New NASA astronaut Jessica Wittner has spent a lifetime in the military, where she has always seen fewer women than men.
To Wittner, who graduated from basic astronaut training with nine other NASA colleagues on Tuesday (March 5), the big lesson learned is to encourage all genders to “follow your dreams,” even as obstacles arise.
“It can be a scary thing to do,” Wittner told Space.com in an exclusive interview Tuesday, about the choice to be a minority gender as a U.S. Navy test pilot and lieutenant commander. “But I think it is so important to not give up. Just keep on that path. And do what you love.”
Luckily, Wittner had mentors from all genders helping her on the journey, showing that International Women’s Day today (March 8) has bright representation in space. Three NASA astronauts are in orbit right now, aboard the International Space Station (ISS): Jasmin Moghbeli, Loral O’Hara and Jeanette Epps. (O’Hara and Moghbeli also performed the fourth all-female spacewalk, on Nov. 1, 2023.)
In a few weeks, NASA astronaut Suni Williams may rocket to the ISS as well aboard the first-ever crewed Boeing Starliner mission. And chances to fly are higher than ever, regardless of gender.
Related: NASA graduates new astronaut class as it begins recruiting for more
While women’s participation in space continues to meet highs, there are historical inequities to address. For example, NASA statistics show that only 61 of the 360 astronauts the agency has recruited since 1959 are women.
And, of the more than 600 people who have flown to space to date, just 75 were female, according to the agency. (The definition of “space” may vary, as different entities have different altitudes for where they say the border of space begins.)
The big gap in gender is in part due to how early space programs were managed: They recruited largely from the military, which was pretty much male-only in the 1950s and 1960s. NASA selected its first female astronauts in 1978 and has been working harder in recent years to even out numbers with men; non-binary and other genders have not yet been disclosed among professional astronauts.
That said, space is becoming more inclusive, and easier to access, than ever before. NASA and professional agencies have numerous opportunities coming up: possible moon or lunar space station flights for the Artemis program, or multi-month missions on the International Space Station and forthcoming commercial space stations.
Space tourists can fly with Virgin Galactic and Blue Origin to suborbital space, if they have the money or sponsorship, while entities like Axiom Space operate commercial missions to orbit. (Some billionaires are also running their own space missions, like the Polaris Program funded by Jared Isaacman, or dearMoon, funded by Yusaku Maezawa.)
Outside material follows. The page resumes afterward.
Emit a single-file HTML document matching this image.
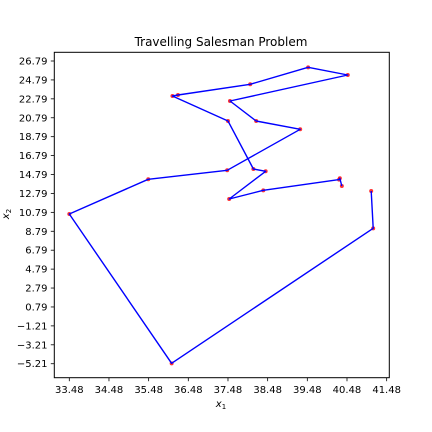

To be sure, working in the space program doesn’t necessarily mean leaving the ground, as women participate in fields ranging from astrophysics to community astronomy to education. And at NASA, the agency is giving high leadership opportunities to women, too. NASA’s Dana Weigel, for example, will become the first female ISS program manager on April 7, the agency recently announced.
New NASA astronaut Deniz Burnham, who managed onsite drilling projects on oil rigs while serving in the U.S. Navy Reserves as an engineering duty officer, told Space.com that mentorship and opportunities from the community were key to her own journey to graduating from astronaut basic training this month.
“I’m someone who is always forever grateful to the mentorships I that have had in my life, both men and women, and it all starts with my mother: I watched her graduate college. I watched her commission in the Air Force and pursue her big dreams,” Burnham told Space.com in an exclusive interview Tuesday.
Her family and her workplace always encouraged her dream to become an astronaut, and mentors accrued as she went along — during her internship at NASA’s Ames Research Center in California and in the oil and gas industry, for example.
“I was most impressed with the people willing to share their knowledge,” Burnham added. “There was no judgment with your background, and they were willing to push you and challenge you to improve. Not everything has to come easy, right? You can’t be so afraid of a failure that you’re not even willing to try.”